In Python, how do you get an index number for each item in a list?

use and for loop and the ‘ enumerate ‘ function

for myIndexNumber, i in enumerate(myListName):

print (myIndexNumber, “\t”, i)

The above will iterate through a list and print out the index number and a tab and the list value for that index

0 0

1 23

2 34

3 17

In Python, how do you sort a list of items?

The sorted() function returns a sorted list of the specified iterable object.

You can specify ascending or descending order. Strings are sorted alphabetically, and numbers are sorted numerically.

a = (“h”, “b”, “a”, “c”, “f”, “d”, “e”, “g”)

x = sorted(a, reverse=True)

print(x)

produces: [‘h’, ‘g’, ‘f’, ‘e’, ‘d’, ‘c’, ‘b’, ‘a’]

What domes first? Machine learning or Data Exploration?

Data exploration comes before machine learning.

You cannot do the machine learning until you understand something about what the data has to tell you

What are the 5 basic terms in statistics?

1) Population = is everything

2) Sample = is the group sampled from the population

3) Statistic = is the quantity we calculate from the sample data

4) Parameter = is a number that is a property of the population. A statistic is an estimate of a parameter e.g. the average mean measurement of the variables (say ‘height’)

5) The variable = a characteristic of interest for each person or thing in the population. It is the data: what is measured , can be numeric (weight, time etc), or categorical (eye colour, gender, ethnicity)

Data are the actual values of the variable: may be numbers or words.

What are inferential statistics?

1) verify a hypothesis

2) trying to find a line of best fit etc (relies on probability) -

3) test if there is a relationship.

What happens to the mean of the data is skewed?

it is bad for the mean, it is an average and so the mean can be too big or too small due to more high or low value outliers

What is more sensitive to skewness? Mean, Median, or Mode

Mean is more sensitive.

Mode and Median are less sensitive

What is a ‘ repository ‘ in GitHub and what is it for?

A repository is usually used to organize a single project.

Repositories can contain folders and files, images, videos, spreadsheets, and data sets – anything your project needs.

GitHub recommend including a README, or a file with information about your project.

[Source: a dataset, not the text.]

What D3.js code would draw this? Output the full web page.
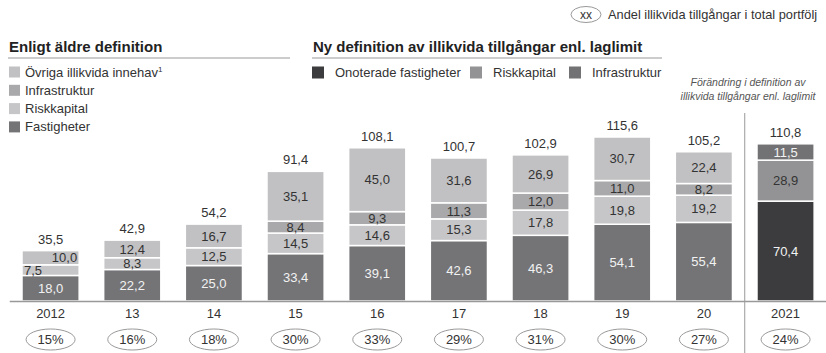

What are ‘Pull Requests ‘ in GitHub? What are they for and how do they work?

Pull Requests are the heart of collaboration on GitHub.

When you open a pull request, you’re proposing your changes and requesting that someone review and pull in your contribution and merge them into their branch.

Pull requests show ‘ diffs ‘, or differences, of the content from both branches. The changes, additions, and subtractions are shown in green and red.

As soon as you make a commit, you can open a pull request and start a discussion, even before the code is finished.

By using GitHub’s @mention system in your pull request message, you can ask for feedback from specific people or teams, whether they’re down the hall or 10 time zones away.

You can even open pull requests in your own repository and merge them yourself.

Who was the Swedish statistician who presented ‘ the joy of statistics ‘

Professor Hans Rosling

Who was the Dr, who presented ‘ The Joy of Data ‘

Dr Hannah Fry